## Begin Dataset section
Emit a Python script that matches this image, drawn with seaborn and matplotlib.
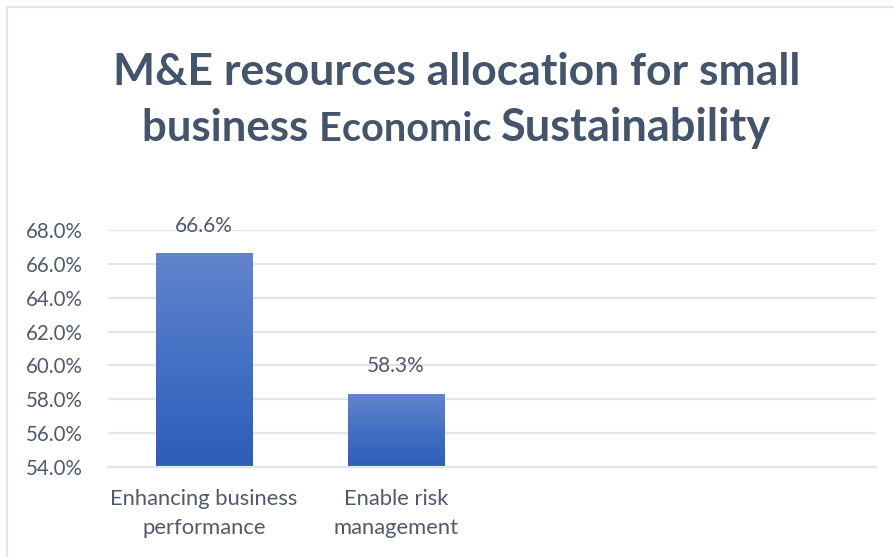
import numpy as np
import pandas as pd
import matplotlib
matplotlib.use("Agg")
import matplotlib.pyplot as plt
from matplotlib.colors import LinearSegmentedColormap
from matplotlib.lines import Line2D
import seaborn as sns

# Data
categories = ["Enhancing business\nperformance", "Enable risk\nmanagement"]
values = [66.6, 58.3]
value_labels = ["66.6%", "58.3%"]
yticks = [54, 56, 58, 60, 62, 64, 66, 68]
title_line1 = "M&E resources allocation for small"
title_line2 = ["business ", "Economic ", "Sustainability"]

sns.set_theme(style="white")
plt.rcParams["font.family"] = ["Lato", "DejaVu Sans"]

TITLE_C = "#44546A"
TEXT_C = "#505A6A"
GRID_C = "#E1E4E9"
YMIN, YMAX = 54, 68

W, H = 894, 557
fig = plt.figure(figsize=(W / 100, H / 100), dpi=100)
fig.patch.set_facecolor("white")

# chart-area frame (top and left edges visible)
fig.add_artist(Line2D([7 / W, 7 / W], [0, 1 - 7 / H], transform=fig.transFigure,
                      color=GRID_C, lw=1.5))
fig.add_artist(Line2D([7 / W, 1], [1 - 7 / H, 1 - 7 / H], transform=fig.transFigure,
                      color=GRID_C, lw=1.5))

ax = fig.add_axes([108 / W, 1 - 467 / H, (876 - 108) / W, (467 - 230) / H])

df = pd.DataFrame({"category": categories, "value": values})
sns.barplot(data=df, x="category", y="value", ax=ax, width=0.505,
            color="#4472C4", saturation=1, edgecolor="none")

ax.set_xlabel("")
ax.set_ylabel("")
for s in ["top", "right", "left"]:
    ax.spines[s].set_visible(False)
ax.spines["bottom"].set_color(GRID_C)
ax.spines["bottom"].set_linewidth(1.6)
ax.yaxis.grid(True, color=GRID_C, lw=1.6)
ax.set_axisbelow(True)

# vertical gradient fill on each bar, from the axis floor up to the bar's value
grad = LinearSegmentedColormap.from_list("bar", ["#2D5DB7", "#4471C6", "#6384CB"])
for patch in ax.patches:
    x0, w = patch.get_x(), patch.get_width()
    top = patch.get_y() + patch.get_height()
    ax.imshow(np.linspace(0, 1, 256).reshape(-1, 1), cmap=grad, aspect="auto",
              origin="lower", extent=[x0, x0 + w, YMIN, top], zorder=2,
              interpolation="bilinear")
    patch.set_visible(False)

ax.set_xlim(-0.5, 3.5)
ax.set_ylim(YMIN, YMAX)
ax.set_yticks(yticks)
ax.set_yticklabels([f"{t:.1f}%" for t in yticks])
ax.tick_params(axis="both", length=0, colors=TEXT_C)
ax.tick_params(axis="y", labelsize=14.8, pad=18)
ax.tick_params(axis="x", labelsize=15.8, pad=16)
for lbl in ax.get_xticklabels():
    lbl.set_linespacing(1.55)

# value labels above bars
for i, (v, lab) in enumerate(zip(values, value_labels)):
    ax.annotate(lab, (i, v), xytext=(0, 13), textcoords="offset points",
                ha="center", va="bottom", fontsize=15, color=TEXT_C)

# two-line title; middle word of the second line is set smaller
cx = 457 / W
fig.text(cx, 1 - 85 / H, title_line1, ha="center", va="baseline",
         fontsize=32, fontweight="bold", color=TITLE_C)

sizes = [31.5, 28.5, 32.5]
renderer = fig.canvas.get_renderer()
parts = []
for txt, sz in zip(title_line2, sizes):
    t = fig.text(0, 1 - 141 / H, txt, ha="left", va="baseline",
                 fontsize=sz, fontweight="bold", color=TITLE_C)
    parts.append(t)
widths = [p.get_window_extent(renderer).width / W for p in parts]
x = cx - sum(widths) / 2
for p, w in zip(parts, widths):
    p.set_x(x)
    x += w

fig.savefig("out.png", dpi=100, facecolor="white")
## End Dataset section
(What is needed) Leave out any pictures and return exactly the lines from the beginning of the data through the line with "import seaborn as sns", inclusive.

(Result of this exercise)
Emit a Python script that matches this image, drawn with seaborn and matplotlib.
import numpy as np
import pandas as pd
import matplotlib
matplotlib.use("Agg")
import matplotlib.pyplot as plt
from matplotlib.colors import LinearSegmentedColormap
from matplotlib.lines import Line2D
import seaborn as sns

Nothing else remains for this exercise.